Karena begitu seringnya mereka menggunakan bahasa sandi tersebut di berbagai tempat, lama-lama orang awam pun mengerti maksud bahasa tersebut. Akhirnya mereka yang bukan preman pun ikut-ikutan menggunakan bahasa ini dalam obrolan sehari-hari sehingga bahasa prokem tidak lagi menjadi bahasa rahasia
4.2 Ciri- ciri Bahasa Gaul
Ragam bahasa ABG memiliki ciri khusus, singkat, lincah dan kreatif. Kata-kata yang digunakan cenderung pendek, sementara kata yang agak panjang akan diperpendek melalui proses morfologi atau menggantinya dengan kata yang lebih pendek seperti ‘permainan – mainan, pekerjaan – kerjaan.Kalimat-kalimat yang digunakan kebanyakan berstruktur kalimat tunggal. Bentuk-bentuk elip juga banyak digunakan untuk membuat susunan kalimat menjadi lebih pendek sehingga seringkali dijumpai kalimat-kalimat yang tidak lengkap. Dengan menggunakan struktur yang pendek, pengungkapan makna menjadi lebih cepat yang sering membuat pendengar yang bukan penutur asli bahasa Indonesia mengalami kesulitan untuk memahaminya.
4.3 Contoh Bahasa Gaul
a. Jaim : Ucapan jaim ini di populerkan oleh Bapak Drs. Sutoko Purwosasmito, seorang pejabat di sebuah departemen, yang selalu mengucapkan kepada anak buahnya untuk menjaga tingkah laku atau menjaga image.
b. Jayus : Di akhir dekade 90-an dan di awal abad 21, ucapan jayus sangat popular. Kata ini dapat berarti sebagai ‘lawakan yang tidak lucu’, atau ‘tingkah laku yang disengaca untuk menarik perhatian, tetapi justru membosankan’. Kelompomk yang pertama kali mengucapkan kata ini adalah kelompok anak SMU yang bergaul di sekitar Kemang.
c. Alay :Singkatan dari Anak Layangan, yaitu orang-orang kampung yang bergaya norak. Alay sering diidentikkan dengan hal-hal yang norak dan narsis.
d.
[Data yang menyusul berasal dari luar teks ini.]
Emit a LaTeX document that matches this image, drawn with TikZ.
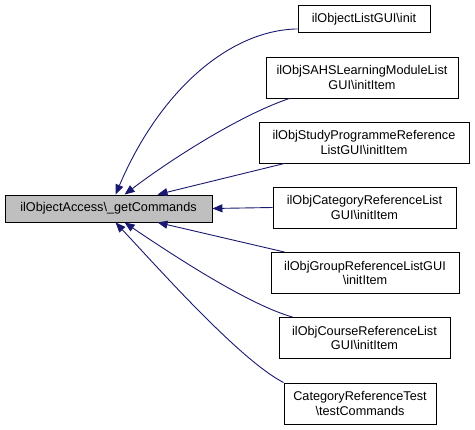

Kool : Sekilas cara membacanya sama dengan "cool" (keren), padahal kata ini merupakan singkatan dari KOalitas Orang Lowclass, yang artinya mirip dengan Alay.
e. Lebay :Merupakan hiperbol dan singkatan dari kata "berlebihan". Kata ini populer di tahun 2006an. Kalo tidak salah Ruben Onsu atau Olga yang mempopulerkan kata ini di berbagai kesempatan di acara-acara di televisi yg mereka bawakan, dan biasanya digunakan untuk "mencela" orang yang berpenampilan norak.
f. Meneketehe :Kata ini sebenarnya berasal dari kata "Mana Kutahu" dan diplesetkan oleh Tora Sudiro sekitar awal tahun 2000an, di acara Extravaganza TransTV. Istilah itu cukup populer dan saat ini cukup sering digunakan orang.
g. Garing :Kata ini merupakan kata dari bahasa Sunda yang berarti "tidak lucu". Awalnya kata-kata ini hanya digunakan di Jawa Barat saja. Namun karena banyaknya mahasiswa luar pulau yang kuliah di Jawa Barat (Bandung) lalu kembali ke kota kelahiran mereka, kata ini kemudian dipakai mereka dalam beberapa kesempatan. Karena seringnya digunakan dalam pembicaraan, akhirnya kata ini pun menjadi populer di beberapa kota besar di luar Jawa Barat.